Iran has rejected President Joe Biden’s reported compromise proposal for a partial nuclear deal before he has even offered it.
Biden administration officials, mindful of the increasingly unfavorable calendar, plan to put forth a new proposal to jump-start the talks as soon as this week, two people familiar with the situation told POLITICO.
The proposal asks Iran to halt some of its nuclear activities, such as work on advanced centrifuges and the enrichment of uranium to 20 percent purity, in exchange for some relief from U.S. economic sanctions, said one of the people, who stressed that the details are still being worked out.
Earlier this year, the U.S. suggested that it would give Iran access to a small amount of its billions of dollars in frozen assets in exchange for Iran stopping its 20 percent enrichment of uranium, one of the people confirmed.

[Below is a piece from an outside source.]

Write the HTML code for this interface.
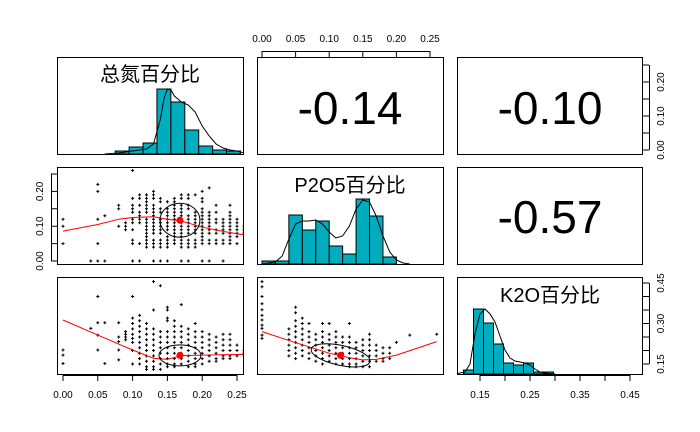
<!DOCTYPE html>
<html><head><meta charset="utf-8"><style>
html,body{margin:0;padding:0;background:#fff}
svg{display:block;font-family:"Liberation Sans","Noto Sans CJK SC",sans-serif}
</style></head><body>
<svg id="c" width="700" height="432" viewBox="0 0 700 432"></svg>
<script>
// ---------- data ----------
const varNames = ["总氮百分比","P2O5百分比","K2O百分比"];
const corrValues = ["-0.14","-0.10","-0.57"];
const nBreaks = [0.075,0.095,0.115,0.135,0.155,0.175,0.195,0.215,0.235,0.255];
const nCounts = [3,7,11,65,52,24,8,4,3];
const nDensX = [0.06,0.08,0.10,0.12,0.13,0.14,0.145,0.15,0.155,0.16,0.17,0.18,0.19,0.20,0.21,0.22,0.23,0.24,0.25,0.26];
const nDensY = [0,1,3,5,10,35,55,65,64,58,52,49,42,28,18,10,6,4,3,1];
const pBreaks = [0,0.02,0.04,0.06,0.08,0.10,0.12,0.14,0.16,0.18,0.20];
const pCounts = [3,3,49,34,43,18,10,65,48,7];
const pDensX = [0,0.02,0.03,0.04,0.05,0.06,0.07,0.08,0.09,0.10,0.11,0.12,0.13,0.14,0.15,0.16,0.17,0.18,0.19,0.20,0.21,0.22];
const pDensY = [0,2,8,25,40,43,43,44,40,32,26,28,38,55,64,62,48,28,12,4,1,0];
const kBreaks = [0.117,0.137,0.157,0.177,0.197,0.217,0.237,0.257,0.277,0.297];
const kCounts = [4,65,51,30,11,9,11,2,2];
const kDensX = [0.10,0.12,0.13,0.14,0.15,0.16,0.17,0.18,0.19,0.20,0.21,0.22,0.23,0.24,0.25,0.26,0.27,0.28,0.30];
const kDensY = [0,2,10,40,60,65,60,52,38,24,16,13,12,11,9,5,2,1,0];
const npCols = [
[0.00,[0.12,0.10,0.05]],[0.04,[0]],[0.05,[0.22,0.20,0.12,0.05,0]],[0.06,[0.13,0]],
[0.08,[0.16,0.15,0.10]],[0.09,[0.11,0.10,0.09]],
[0.10,[0.26,0.18,0.16,0.15,0.14,0.12,0.11,0.09,0.06,0.05,0]],
[0.11,[0.19,0.18,0.16,0.14,0.13,0.12,0.11,0.05,0]],
[0.12,[0.19,0.18,0.17,0.16,0.15,0.14,0.12,0.11,0.10,0.09,0.08,0.07,0.06,0.05,0.04]],
[0.13,[0.20,0.19,0.18,0.16,0.15,0.14,0.13,0.12,0.11,0.10,0.09,0.08,0.06,0.05,0.04,0]],
[0.14,[0.18,0.17,0.15,0.14,0.12,0.11,0.10,0.09,0.08,0.06,0.05,0.04,0]],
[0.15,[0.17,0.15,0.14,0.13,0.12,0.11,0.10,0.09,0.07,0.06,0.05,0.04,0]],
[0.16,[0.18,0.17,0.16,0.15,0.14,0.13,0.12,0.11,0.10,0.09,0.08,0.07,0.06,0.05]],
[0.17,[0.19,0.18,0.16,0.15,0.14,0.13,0.12,0.11,0.10,0.09,0.08,0.07,0.06,0.05,0.04,0]],
[0.18,[0.19,0.18,0.16,0.15,0.13,0.12,0.11,0.10,0.09,0.08,0.06,0.05,0.04,0]],
[0.19,[0.19,0.14,0.13,0.12,0.11,0.10,0.09,0.08,0.06,0.05,0.04]],
[0.20,[0.20,0.18,0.17,0.15,0.14,0.13,0.12,0.11,0.10,0.09,0.08,0.07,0.06,0.05,0]],
[0.21,[0.21,0.14,0.13,0.12,0.11,0.10,0.09,0.08,0.06,0.05,0]],
[0.22,[0.16,0.14,0.12,0.11,0.09,0.08,0.06,0.05]],
[0.23,[0.12,0.11,0.10,0.09,0.08,0.06,0.05,0]],
[0.24,[0.16,0.14,0.13,0.12,0.11,0.10,0.09,0.08,0.07,0.06,0.05]],
[0.25,[0.12,0.11,0.10,0.09,0.08,0.07,0.05]],[0.26,[0.10,0.09,0.08]]];
const npLoessX = [0,0.05,0.08,0.10,0.13,0.15,0.17,0.20,0.23,0.26];
const npLoessY = [0.086,0.105,0.12,0.125,0.127,0.12,0.115,0.097,0.085,0.075];
const npMean = [0.168,0.117];
const nkCols = [
[0.00,[0.202,0.183,0.152]],[0.04,[0.282]],[0.05,[0.40,0.303,0.257,0.202]],[0.06,[0.303,0.152]],
[0.08,[0.303,0.25,0.233,0.202,0.165]],[0.09,[0.27,0.26,0.25,0.24]],
[0.10,[0.40,0.32,0.30,0.28,0.26,0.245,0.23,0.20,0.15]],
[0.11,[0.33,0.31,0.29,0.27,0.25,0.23,0.21,0.19,0.17,0.15]],
[0.12,[0.30,0.28,0.26,0.24,0.22,0.20,0.18,0.16,0.14,0.13]],
[0.13,[0.455,0.35,0.28,0.26,0.24,0.22,0.20,0.18,0.16,0.14,0.13]],
[0.14,[0.44,0.27,0.25,0.23,0.21,0.19,0.17,0.15,0.13]],
[0.15,[0.36,0.35,0.32,0.31,0.27,0.25,0.23,0.21,0.19,0.17,0.15,0.14]],
[0.16,[0.31,0.29,0.27,0.25,0.23,0.21,0.19,0.17,0.15,0.14]],
[0.17,[0.37,0.29,0.27,0.25,0.23,0.21,0.19,0.17,0.15]],
[0.18,[0.28,0.26,0.24,0.22,0.20,0.18,0.16,0.14]],
[0.19,[0.30,0.27,0.25,0.23,0.21,0.19,0.17,0.15,0.14]],
[0.20,[0.27,0.25,0.23,0.21,0.19,0.17,0.15]],
[0.21,[0.26,0.24,0.22,0.20,0.18,0.16]],
[0.22,[0.25,0.23,0.21,0.19,0.17,0.16]],
[0.23,[0.26,0.24,0.22,0.20,0.18,0.17]],
[0.24,[0.26,0.24,0.22,0.20,0.18,0.17]],
[0.25,[0.22,0.20,0.18]],[0.26,[0.20,0.19,0.18]]];
const nkLoessX = [0,0.05,0.10,0.13,0.15,0.17,0.20,0.26];
const nkLoessY = [0.313,0.257,0.202,0.171,0.167,0.181,0.183,0.186];
const nkMean = [0.168,0.182];
const pkCols = [
[0.00,[0.455,0.436,0.40,0.373,0.351,0.33,0.313,0.294,0.282,0.257,0.245]],
[0.04,[0.28,0.26,0.24,0.22,0.20,0.18]],
[0.05,[0.36,0.34,0.31,0.29,0.27,0.25,0.23,0.21,0.19,0.17]],
[0.06,[0.32,0.30,0.28,0.26,0.24,0.22,0.20,0.18]],
[0.07,[0.30,0.27,0.25,0.23,0.21,0.19,0.17]],
[0.08,[0.26,0.24,0.22,0.20,0.18,0.16]],
[0.09,[0.30,0.27,0.25,0.23,0.21,0.19,0.17,0.15]],
[0.10,[0.30,0.26,0.24,0.22,0.20,0.18,0.16]],
[0.11,[0.27,0.25,0.23,0.21,0.19,0.17,0.15]],
[0.12,[0.25,0.23,0.21,0.19,0.17,0.15]],
[0.13,[0.30,0.25,0.23,0.21,0.19,0.17,0.15,0.14]],
[0.14,[0.23,0.21,0.19,0.17,0.15,0.14]],
[0.15,[0.24,0.22,0.20,0.18,0.16,0.14]],
[0.16,[0.26,0.24,0.22,0.20,0.18,0.16,0.14]],
[0.17,[0.22,0.20,0.18,0.16]],[0.18,[0.21,0.19,0.17,0.16]],
[0.19,[0.21,0.19,0.17]],[0.20,[0.23]],[0.22,[0.257]],[0.26,[0.26]]];
const pkLoessX = [0,0.05,0.10,0.13,0.15,0.17,0.20,0.26];
const pkLoessY = [0.27,0.229,0.19,0.173,0.165,0.167,0.183,0.233];
const pkMean = [0.117,0.182];
const nTicks = [0,0.05,0.10,0.15,0.20,0.25];
const nTickLabels = ["0.00","0.05","0.10","0.15","0.20","0.25"];
const kTicks = [0.15,0.20,0.25,0.30,0.35,0.40,0.45];
const kBottomLabels = ["0.15","0.25","0.35","0.45"];
const kRightLabels = ["0.15","0.30","0.45"];

const svg = document.getElementById('c');
const NS = 'http://www.w3.org/2000/svg';
function mk(tag, attrs, parent){const e=document.createElementNS(NS,tag);for(const k in attrs)e.setAttribute(k,attrs[k]);(parent||svg).appendChild(e);return e;}
const cols = [[57,243],[257,443],[457,642]];
const rows = [[57,154],[167,264],[277,374]];
const xN = v => 63 + 696*v;
const xP = v => 262 + 672*v;
const xK = v => 480 + (v-0.15)*500;
const yP = v => 261 - 348*v;
const yK = v => 364 - (v-0.15)*270;
const yNr = v => 150 - 340*v;

const defs = mk('defs',{});
for(let r=0;r<3;r++)for(let c=0;c<3;c++){
  const cp = mk('clipPath',{id:'cp'+r+c},defs);
  mk('rect',{x:cols[c][0],y:rows[r][0],width:cols[c][1]-cols[c][0],height:rows[r][1]-rows[r][0]},cp);
}

function hist(name, r, c, breaks, counts, xf, dx, dy){
  const g = mk('g',{'clip-path':'url(#cp'+r+c+')'});
  
  
  const base = rows[r][1];
  counts.forEach((n,i)=>{
    const x0 = xf(breaks[i]), x1 = xf(breaks[i+1]);
    const b = mk('rect',{x:x0,y:base-n,width:x1-x0,height:n,fill:'#00ADBF',stroke:'#000','stroke-width':1},g);
    
    
  });
  const d = dx.map((v,i)=>(i?'L':'M')+xf(v).toFixed(1)+' '+(base-dy[i]).toFixed(1)).join(' ');
  const l = mk('path',{d:d,fill:'none',stroke:'#000','stroke-width':1},g);
  
  
}

function scatter(name, r, c, colsData, xf, yf, lx, ly, mean, rx, ry, rot){
  const g = mk('g',{'clip-path':'url(#cp'+r+c+')'});
  
  
  let d='';
  colsData.forEach(([xv,ys])=>ys.forEach(yv=>{
    const x=xf(xv), y=yf(yv);
    d+=`M${(x-1.5).toFixed(1)} ${y.toFixed(1)}h3M${x.toFixed(1)} ${(y-1.5).toFixed(1)}v3`;
  }));
  const p = mk('path',{d:d,stroke:'#000','stroke-width':1,fill:'none'},g);
  
  
  const ld = lx.map((v,i)=>(i?'L':'M')+xf(v).toFixed(1)+' '+yf(ly[i]).toFixed(1)).join(' ');
  const lo = mk('path',{d:ld,stroke:'#f00','stroke-width':1,fill:'none'},g);
  
  
  const cx=xf(mean[0]), cy=yf(mean[1]);
  const el = mk('ellipse',{cx:cx,cy:cy,rx:rx,ry:ry,fill:'none',stroke:'#000','stroke-width':1,transform:`rotate(${rot} ${cx} ${cy})`},g);
  
  
  const m = mk('circle',{cx:cx,cy:cy,r:3.5,fill:'#f00'},g);
  
  
}

function txt(s, x, y, size, name, extra){
  const t = mk('text',Object.assign({x:x,y:y,'font-size':size,'text-anchor':'middle'},extra||{}));
  t.textContent = s;
  
  
  return t;
}

hist('hist-total-n',0,0,nBreaks,nCounts,xN,nDensX,nDensY);
hist('hist-p2o5',1,1,pBreaks,pCounts,xP,pDensX,pDensY);
hist('hist-k2o',2,2,kBreaks,kCounts,xK,kDensX,kDensY);
scatter('scatter-n-vs-p',1,0,npCols,xN,yP,npLoessX,npLoessY,npMean,20,17,0);
scatter('scatter-n-vs-k',2,0,nkCols,xN,yK,nkLoessX,nkLoessY,nkMean,21,10.5,0);
scatter('scatter-p-vs-k',2,1,pkCols,xP,yK,pkLoessX,pkLoessY,pkMean,30,10,12);

for(let r=0;r<3;r++)for(let c=0;c<3;c++){
  const f = mk('rect',{x:cols[c][0]+0.5,y:rows[r][0]+0.5,width:cols[c][1]-cols[c][0],height:rows[r][1]-rows[r][0],fill:'none',stroke:'#000','stroke-width':1});
  
  
}

txt(varNames[0],150,81,20,'label-total-n');
txt(varNames[1],350,192,20,'label-p2o5');
txt(varNames[2],550,302,20,'label-k2o');
txt(corrValues[0],350,124,46,'corr-n-p2o5');
txt(corrValues[1],550,124,46,'corr-n-k2o');
txt(corrValues[2],550,233,46,'corr-p2o5-k2o');

function axisLine(d,name){const a=mk('path',{d:d,stroke:'#000','stroke-width':1,fill:'none'});}
let d=`M${xN(0)} 375.5H${xN(0.25)}`; nTicks.forEach(v=>d+=`M${xN(v).toFixed(1)} 375V381`);
axisLine(d,'x-axis-total-n');
nTicks.forEach((v,i)=>txt(nTickLabels[i],xN(v),398,10,'x-tick-label'));
d=`M${xP(0)} 51.5H${xP(0.25)}`; nTicks.forEach(v=>d+=`M${xP(v).toFixed(1)} 51V57`);
axisLine(d,'x-axis-p2o5');
nTicks.forEach((v,i)=>txt(nTickLabels[i],xP(v),42,10,'x-tick-label-top'));
d=`M${xK(0.15)} 375.5H${xK(0.45)}`; kTicks.forEach(v=>d+=`M${xK(v).toFixed(1)} 375V381`);
axisLine(d,'x-axis-k2o');
kBottomLabels.forEach(s=>txt(s,xK(parseFloat(s)),398,10,'x-tick-label'));
d=`M51.5 ${yP(0)}V${yP(0.25)}`; nTicks.forEach(v=>d+=`M51 ${yP(v).toFixed(1)}H57`);
axisLine(d,'y-axis-p2o5');
[0,2,4].forEach(i=>{const y=yP(nTicks[i]);txt(nTickLabels[i],43,y,10,'y-tick-label',{transform:`rotate(-90 43 ${y})`});});
d=`M649.5 ${yNr(0)}V${yNr(0.25)}`; nTicks.forEach(v=>d+=`M643 ${yNr(v).toFixed(1)}H649`);
axisLine(d,'y-axis-right-total-n');
[0,2,4].forEach(i=>{const y=yNr(nTicks[i]);txt(nTickLabels[i],664,y,10,'y-tick-label-right',{transform:`rotate(-90 664 ${y})`});});
d=`M649.5 ${yK(0.15)}V${yK(0.45)}`; kTicks.forEach(v=>d+=`M643 ${yK(v).toFixed(1)}H649`);
axisLine(d,'y-axis-right-k2o');
kRightLabels.forEach(s=>{const y=yK(parseFloat(s));txt(s,664,y,10,'y-tick-label-right',{transform:`rotate(-90 664 ${y})`});});
</script>
</body></html>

Tehran balked at what it saw as an unequal offer. In response, it suggested that it would halt uranium enrichment for a month in exchange for the U.S. lifting all its sanctions. The American side saw that as more of a cheeky rejoinder than a serious counter-proposal, the person said.
However, the Jerusalem Post reported Tuesday, Iran has already ruled out Biden’s proposal:
Iran said that it will not stop its 20% uranium enrichment before the US lifts all sanctions, Iranian state TV quoted an unnamed official as saying in reaction to the US media report that Washington would offer a new proposal to jump-start talks.
President Biden has taken several steps — often at the expense of U.S. allies — aimed at enticing Iran to rejoin negotiation, all to no avail thus far.